More recently, he has been publicly critical of Tesla (TSLA, Financial), and has put his money where his mouth is. Here’s what he had to say on the subject in an interview with Bloomberg.

It’s a car company

Chanos has many reasons for his short thesis on Tesla, including the erratic leadership, the deteriorating business fundamentals and the continuous lack of profitability. However, his main argument is that Tesla is ultimately just a car company, and it is overvalued on every metric that applies to other businesses in the automotive industry:

“It is a story stock that is being held up by people who want to believe that it’s on the cutting edge of [autonomous driving], electric vehicles, growth, or whatever else.

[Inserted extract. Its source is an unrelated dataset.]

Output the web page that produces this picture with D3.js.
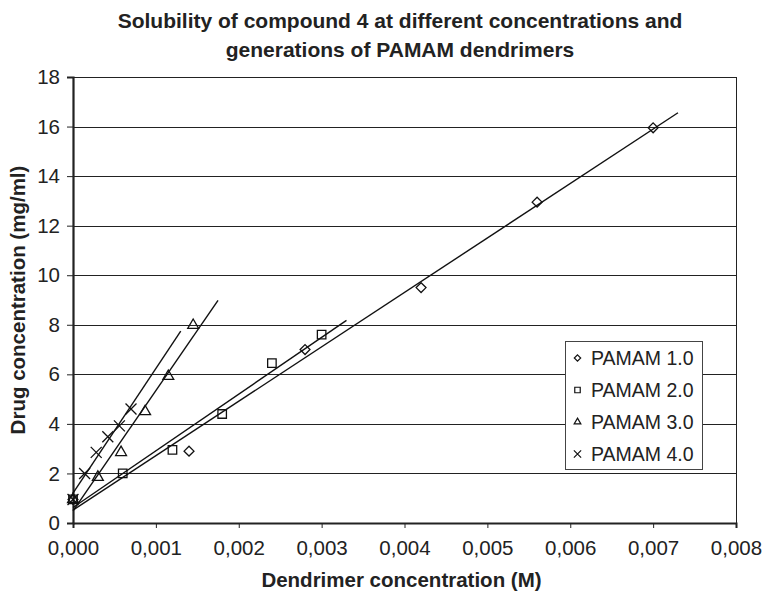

But I keep on coming back to this tired old bromide: it’s a car company, it looks exactly like a car company, it’s been trading more recently in line with the other car companies (in terms of its moves up and down), it has to lay people off like a car company (not likely a Silicon Valley software company), it has manufacturing plants, like a car company, it’s got a lot of debt like a car company”.

Investors are trying to convince themselves that Tesla is a software company, when this is not the case. The business will lose money again this year - for the 16th year in a row. As Chanos points out, this is not a startup anymore, and so there has to come a point at which investors realise that there are other electric vehicle manufacturers out there, and that they do not typically incinerate cash like Tesla does.

As anyone who has been watching the financial news knows, a short position on Tesla has been an extremely expensive one to hold lately. The stock bottomed out in the summer of 2019 at around $185 a share, before rocketing up to all-time highs of $900 by February of this year. The recent market crash has done little to dull investor appetite for Tesla, as the stock trades at around $650 a share as of the writing of this article.

Still, Chanos remains convinced that his bet will ultimately pay off. In addition to what he sees as deteriorating fundamentals, he believes that the close ties between Tesla and China will ultimately be a very bad thing for the company, due to the rapidly deteriorating relationship between the U.S. and China. He thinks that the largest change in the mid-term future is that companies may begin to decouple from China and stop depending on their factories there for essential products and services. In such a context, it may not be such a great idea for Tesla and Elon Musk to cozy up to the country's government.

Disclosure: The author owns no stocks mentioned.